It’s Time to Prioritize Protein

pork chop fruit
( National Pork Board )

Everyone knows protein is a key nutrient to a healthy, active lifestyle. Walk into any grocery store and you’ll see shelves upon shelves of high-protein products. But despite its popularity, older Americans aren’t getting enough of it, reports a new study by The Ohio State University and Abbott Nutrition. 

And it’s not just about quantity. When and how often protein is consumed also has a great impact on health. Eating enough protein at the right times and getting regular exercise can help preserve muscle strength and function.

''The power of protein is sometimes underestimated,'' says Abby Sauer, M.P.H., R.D., registered dietitian at Abbott Nutrition and healthy aging expert. ''As the building blocks of our muscles, protein plays a role in every aspect of our lives – from providing energy to run 5 km to giving us strength to get out of a hospital bed. There are simple steps adults can take – like including protein at each meal – that will have a long-lasting impact on overall health.'' 

Upping your protein doesn’t have to be hard. Here are a few ways Leia Flure, registered dietitian and blogger at, suggests boosting your protein intake.

Add protein-toppers to meals.
Add diced ham to your pasta or salad. For example, pork and beans makes an affordable, protein-rich side dish, too. 

Snack on protein.
Instead of reaching for a handful of pretzels, snack on string cheese rolled between two slices of deli ham.

Scrutinize your plate.
Aim for about 25 to 30 grams of protein per meal. 

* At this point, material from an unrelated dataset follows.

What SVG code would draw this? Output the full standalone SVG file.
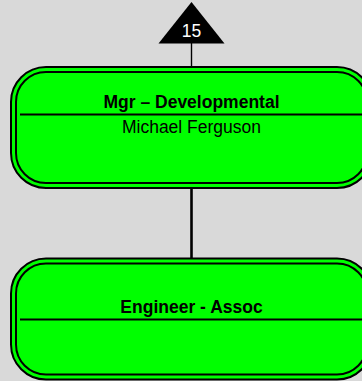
<svg xmlns="http://www.w3.org/2000/svg" width="362" height="381" viewBox="0 0 362 381">
<style>
.bg{fill:#d9d9d9}
.outer{fill:#00ff00;stroke:#000;stroke-width:2}
.inner{fill:#00ff00;stroke:#000;stroke-width:2}
.div{stroke:#000;stroke-width:1.8}
.t{font-family:"Liberation Sans",Arial,sans-serif;font-size:17.5px;fill:#000;text-anchor:middle}
.b{font-weight:bold}
.c{stroke:#000;fill:none}
</style>
<rect class="bg" x="0" y="0" width="362" height="381"/>
<g id="connectors">
<line class="c" x1="191.5" y1="43" x2="191.5" y2="67" stroke-width="1.4"/>
<line class="c" x1="191.5" y1="188" x2="191.5" y2="258.5" stroke-width="2.6"/>
</g>
<g id="badge">
<polygon points="191.5,2 158.5,43.5 224.5,43.5" fill="#000"/>
<text x="191.5" y="36.5" font-family="Liberation Sans,Arial,sans-serif" font-size="17.5" fill="#fff" text-anchor="middle">15</text>
</g>
<g id="node-mgr">
<rect class="outer" x="11" y="67" width="361" height="121" rx="35" ry="35"/>
<rect class="inner" x="16" y="72" width="351" height="111" rx="30" ry="30"/>
<line class="div" x1="20" y1="114.5" x2="362" y2="114.5"/>
<text class="t b" x="191.5" y="107.7">Mgr – Developmental</text>
<text class="t" x="191.5" y="133.3">Michael Ferguson</text>
</g>
<g id="node-engineer">
<rect class="outer" x="11" y="258.5" width="361" height="121" rx="35" ry="35"/>
<rect class="inner" x="16" y="263.5" width="351" height="111" rx="30" ry="30"/>
<line class="div" x1="20" y1="319.5" x2="362" y2="319.5"/>
<text class="t b" x="191.5" y="313.3">Engineer - Assoc</text>
</g>
</svg>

Don't forget about serving pork at dinner!
Depart from the expected by trying recipes with Asian, Caribbean or Italian flair. Check out the Farm Table to Family Table Recipe Book with favorite recipes from America's Pork Producers for ideas!

Amp up intake if you’re 65+.
Some adults may need up to two times more protein than younger adults, so add in protein snacks, like one before bed, or supplement your diet if needed.